The purple line in Figure 3 corresponds to the ROC curve for group 2. Compared with the blue line, the purple line is lower: for a FAP of 1%, the TAP is about 75%. Since group 2 is an astrophysically motivated population, the majority of signals are expected to be associated with relatively low SNRs. Due to the choice of SNR threshold of 50 for the training data, we observe clustering of SNRs just above 50. This significant decrease in TAP can be explained by such clustering. On the other hand, even though the training data differ in the parameter distribution to the testing data, the trained CNN still has a good ability to detect signals, showing a good generalization ability.

The red line in Figure 3 corresponds to the ROC curve of group 3. In this group, the parameter distribution is the same as in group 1, but a different set of waveform models, namely the AAK waveform, is adopted. This group could be used to study the robustness of the CNN against choices of EMRI waveforms. The similarity between the blue line and the red line indicates that a CNN trained on AK waveforms can achieve good detection ability on AAK waveforms. One should be cautious not to take this conclusion for granted. Although both AK and AAK adopt similar equations, the setup of the waveform calculation makes them dephase quickly after a timescale of around an hour.
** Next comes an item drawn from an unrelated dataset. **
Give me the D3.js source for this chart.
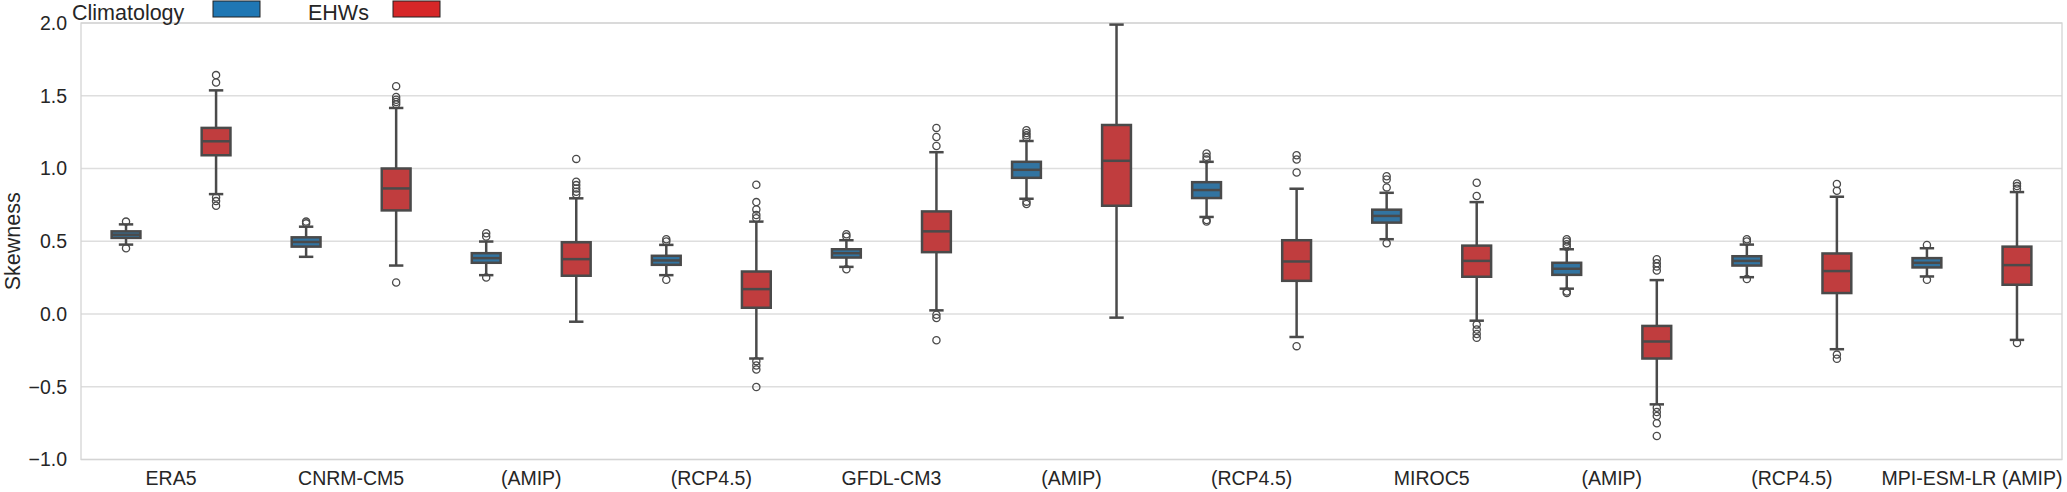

This observation gives us confidence that the CNN method could be robust, and even if a fully realistic waveform would not be available when space-borne GW detectors are operating, one can still rely on CNN trained on approximate waveforms to achieve good detection potential up to certain SNR values.

One can present the sensitivity of the CNN over parameters like SNR, MBH mass, MBH spin, or redshift, using the distribution of signal parameters group 4-7 in Table 4. We have adopted fixed FAPs of 0.1 and 0.01. The results are presented in Figure 4 in the form of efficiency curves.

Figure 4(a) displays the TAP versus the SNR for signals from group 4. It shows that two efficiency curves are consistent with the expectation that the CNN exhibits higher sensitivity towards stronger signal, and for SNR of higher than about 100, the CNN both can guarantee a certain detection at false alarm probabilities of 0.01 and 0.1.

We study the effectiveness of the CNN over MBH masses with group 5. The MBH spin is fixed as $a=0.98$, and redshifts are varied through $z=0.1,\ 0.2,\ 0.3$. It can be seen from Figure 4(b) that EMRI systems containing a $10^{5.5}M_{\odot}$ MBH are more easily detected by the trained CNN. For such an EMRI with a redshift of $0.1$, the CNN can achieve a TAP of 78% conditioned on a FAP of 0.1. The feature of a sensitivity peak with regards to MBH masses stems from two factors: the sensitivity curve, and the GW signal frequency distribution. Larger MBH masses lead to larger amplitudes and lower frequencies, while the detector is most sensitive only for a limited frequency band. This result is also consistent with horizon distance analysis in a previous study Fan et al. (2020).

EMRI signals contained in group 6 have a fixed MBH mass ($M=10^{6}M_{\odot}$) and fixed redshifts ($z=0.1,\ 0.2,\ 0.3$). From Figure 4(c) one can observe that there is almost no apparent dependency of detection ability on MBH spin. This is a piece of indirect evidence that the detection ability is most sensitive to the SNR. Further investigation shows that EMRI systems with different spins share similar SNRs. This can be roughly explained as follows: the EMRI systems have a smooth evolution of overall GW amplitude before the final merger. According to our setup, the merger is fixed at the end of the three months observation period. Therefore, the spin parameter has a minor impact on the overall SNR.

We present the efficiency curve for group 7 in Figure 4(d). The SNR of a signal is roughly inversely proportional to luminosity distance, which for the nearby universe is approximately proportional to redshift. Therefore, on the vertical axis we plot the TAP multiplied by the redshift. If the TAP is linearly correlated with the SNR, then such multiplication should remain constant. This is exactly what we observed in the blue solid line ($M=10^{5.5}M_{\odot}$ and spin =0.98, FAP equals 0.1). The distribution of SNR within this redshift range (0.1-0.35) roughly spans the range of 20-60, which shows good linearity between SNR and TAP in Figure 4(a). The prediction is violated to the biggest degree for the purple dashed line ($M=10^{6}M_{\odot}$ and $a=0.98$, FAP equals 0.01). Closer events are gaining more detection efficiency, which can be expected from the non-linearity of the dashed line in the similar SNR range in Figure 4(a).

From the above analyses, we can conclude that among all factors, the SNR has the strongest influence on the expected detection efficiency. Changes in other parameters can also lead to a different performance in TAP, but such differences can be mostly explained by the different SNRs.